日本企業が長年にわたって依存してきた中国市場からの撤退が加速している。日鉄や三菱自動車といった大手企業が現地事業から撤退し、他の多くの企業も新たな投資を控える動きを見せている。
この背景には、中国経済の停滞と急激な地政学的リスクの高まりがある。特に米中間の技術競争や台湾海峡での緊張が、日本企業の中国進出戦略に大きな影響を与えている。
日本企業、中国市場からの撤退が相次ぐ
日本企業が長年頼りにしてきた中国市場からの撤退が続いている。特に日鉄や三菱自動車といった大手企業が現地での事業から撤退を決断し、他の企業も投資の減少を発表するなど、かつての強い経済的結びつきが弱まりつつある。これは、日中間の経済関係が転換期を迎えていることを示しており、以前の「ホットなビジネス、冷えた政治」の時代から大きな変化が訪れていることを物語っている。
この傾向は、2023年以降、急速に加速しており、特に日系企業による中国への直接投資額が大幅に減少している。新たな投資案件もほとんどなく、既存の事業も整理縮小に向かっている。中国経済の減速と不透明な政治情勢が要因であり、多くの企業が将来的な見通しを悲観的に捉えているのが現状である。
一方、かつての経済的摩擦があっても投資を続けた時代とは異なり、今回の撤退はより構造的で長期的なものと見られている。企業が他の市場に目を向ける中、中国とのビジネスは縮小の一途をたどっている。
地政学リスクと経済停滞が背景に
日本企業が中国市場から撤退する最大の要因は、地政学リスクと経済停滞である。特に米中間の技術競争や台湾海峡での軍事的緊張が企業経営に大きな影響を与えている。これまで中国市場は政治と経済を分けて考える「ホットビジネス、クールポリティクス」の対象であったが、近年の情勢変化はそれを許さない状況となっている。
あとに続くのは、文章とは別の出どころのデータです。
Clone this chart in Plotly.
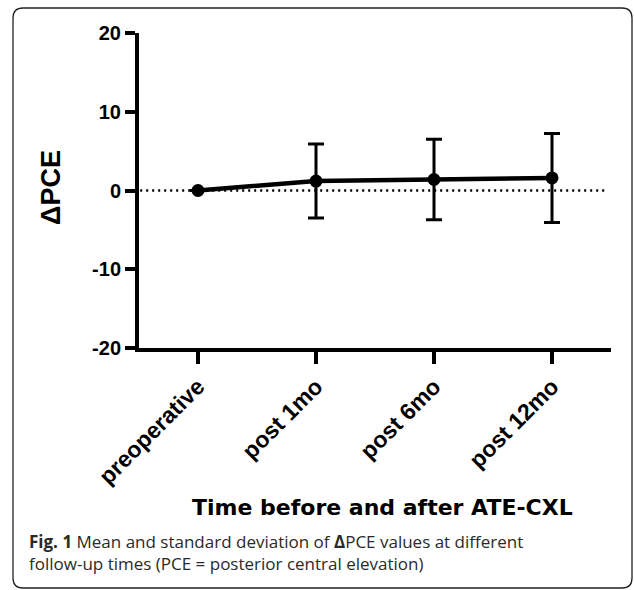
import plotly.graph_objects as go

categories = ["preoperative", "post 1mo", "post 6mo", "post 12mo"]
mean_dpce = [0.0, 1.2, 1.4, 1.6]
sd_dpce = [0.0, 4.7, 5.1, 5.65]
y_ticks = [-20, -10, 0, 10, 20]

W, H = 634, 590
L, R, T, B = 139, 23, 33, 242
pw, ph = W - L - R, H - T - B

def px_x(p):
    return (p - L) / pw

def px_y(p):
    return (H - B - p) / ph

fig = go.Figure()
fig.add_trace(go.Scatter(
    x=list(range(len(categories))), y=mean_dpce,
    mode="lines+markers",
    line=dict(color="black", width=4.5),
    marker=dict(color="black", size=13),
    error_y=dict(type="data", array=sd_dpce, visible=True,
                 color="black", thickness=3, width=8),
    showlegend=False, cliponaxis=False,
))

# dotted zero line
fig.add_shape(type="line", xref="x", yref="y", x0=-0.49, x1=3.46, y0=0, y1=0,
              line=dict(color="black", width=2.5, dash="2px,4px"), layer="below")

# rounded border
x0, x1 = px_x(13), px_x(632)
y0, y1 = px_y(588), px_y(8)
rx, ry = 10 / pw, 10 / ph
path = (f"M {x0+rx},{y1} L {x1-rx},{y1} Q {x1},{y1} {x1},{y1-ry} "
        f"L {x1},{y0+ry} Q {x1},{y0} {x1-rx},{y0} L {x0+rx},{y0} "
        f"Q {x0},{y0} {x0},{y0+ry} L {x0},{y1-ry} Q {x0},{y1} {x0+rx},{y1} Z")
fig.add_shape(type="path", xref="paper", yref="paper", path=path,
              line=dict(color="#222", width=1.3))

arial = "Liberation Sans, Arial, sans-serif"
wide = "DejaVu Sans, sans-serif"
cap_font = dict(family="Open Sans, sans-serif", size=17, color="#2a2a2a")

fig.add_annotation(xref="paper", yref="paper", x=px_x(51), y=px_y(188),
                   text="<b>ΔPCE</b>", textangle=-90, showarrow=False,
                   font=dict(family=arial, size=27, color="black"),
                   xanchor="center", yanchor="middle")

fig.add_annotation(xref="paper", yref="paper", x=px_x(382), y=px_y(507),
                   text="<b>Time before and after ATE-CXL</b>", showarrow=False,
                   font=dict(family=wide, size=22, color="black"),
                   xanchor="center", yanchor="middle")

fig.add_annotation(xref="paper", yref="paper", x=px_x(27), y=px_y(541),
                   text="<b>Fig. 1</b> Mean and standard deviation of <b>Δ</b>PCE values at different",
                   showarrow=False, align="left", font=cap_font,
                   xanchor="left", yanchor="middle")
fig.add_annotation(xref="paper", yref="paper", x=px_x(27), y=px_y(563),
                   text="follow-up times (PCE = posterior central elevation)",
                   showarrow=False, align="left", font=cap_font,
                   xanchor="left", yanchor="middle")

fig.update_layout(
    width=W, height=H,
    margin=dict(l=L, r=R, t=T, b=B, pad=0),
    paper_bgcolor="white", plot_bgcolor="white",
    xaxis=dict(
        range=[-0.5, 3.5], tickmode="array",
        tickvals=list(range(len(categories))), ticktext=[f"<b>{c}</b>" for c in categories],
        tickangle=-45, ticks="outside", ticklen=12, tickwidth=4, tickcolor="black",
        showline=True, linewidth=4, linecolor="black", showgrid=False, zeroline=False,
        tickfont=dict(family=arial, size=23, color="black"),
    ),
    yaxis=dict(
        range=[-20, 20], tickmode="array", tickvals=y_ticks,
        ticktext=[f"<b>{v}</b>" for v in y_ticks],
        ticks="outside", ticklen=10, tickwidth=4, tickcolor="black",
        showline=True, linewidth=4, linecolor="black", showgrid=False, zeroline=False,
        tickfont=dict(family=arial, size=20, color="black"),
    ),
)

fig.write_html("out.html", config={"displayModeBar": False},
               post_script="document.body.style.margin='0';")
さらに、中国国内での賃金上昇や物価の下落も、日本企業にとって中国進出のメリットを減少させる要因となっている。企業は低コストでの製造や拡大市場を求めて中国に進出したが、現状ではそれが経済的に成り立たなくなりつつある。日本政府もこれに対して動きを見せており、工場の移転や他市場への進出を促すインセンティブを強化している。
経済成長が鈍化し、さらに地政学的なリスクが高まる中で、多くの企業が「今は中国に投資する時期ではない」と判断している。これらの要因が重なり、撤退の動きが強まっている。
日本企業の東南アジアなど他地域へのシフト
中国市場に見切りをつける企業が増える中、東南アジアやインド、米国など他地域へのシフトが加速している。これは、中国の経済停滞に対する対応策であると同時に、新たな成長市場を求める動きでもある。特に、ベトナムやタイ、インドネシアといった国々は、日本企業にとって次の進出先として注目されており、実際に多くの企業が現地での生産体制を強化しつつある。
この動きの背景には、これらの国々が中国と比較して政治的な安定性を持ち、労働コストも比較的低いことがある。また、急速に成長する新興市場としても期待されており、特に自動車や電子機器などの分野での需要が高い。さらに、米国との関係が強化される中で、対中依存を減らすための「チャイナプラスワン」戦略が進行中である。
一方で、中国市場そのものの重要性は完全には消えておらず、慎重に中国との取引を続ける企業も少なくない。ただし、今後は他地域への投資が主流となり、日本企業の中国離れは続く見通しである。
一部企業は中国市場に残るも、全体の投資意欲は低迷
多くの企業が中国市場から撤退する中、まだ現地でのビジネスを維持しようとする企業も存在している。特に、パナソニックや神戸製鋼のような大手企業は、中国市場に引き続き投資を行っており、一定の経済的利益を見込んでいる。しかし、全体的な投資意欲は著しく低下しており、以前のような大規模な投資は期待できない。
この背景には、中国企業の競争力向上があり、特に技術革新や製造業の効率化で優位に立つ中国企業に対抗することが困難となっている点が挙げられる。また、米中間の地政学的な対立も影響しており、半導体や新興技術分野では、日系企業が新たな投資を躊躇する状況が続いている。
一方で、日中の経済関係を改善するための試みも行われているものの、その効果は限定的である。特に、日本企業にとっての中国市場の魅力は低下しており、今後も投資が減少していくと予想される。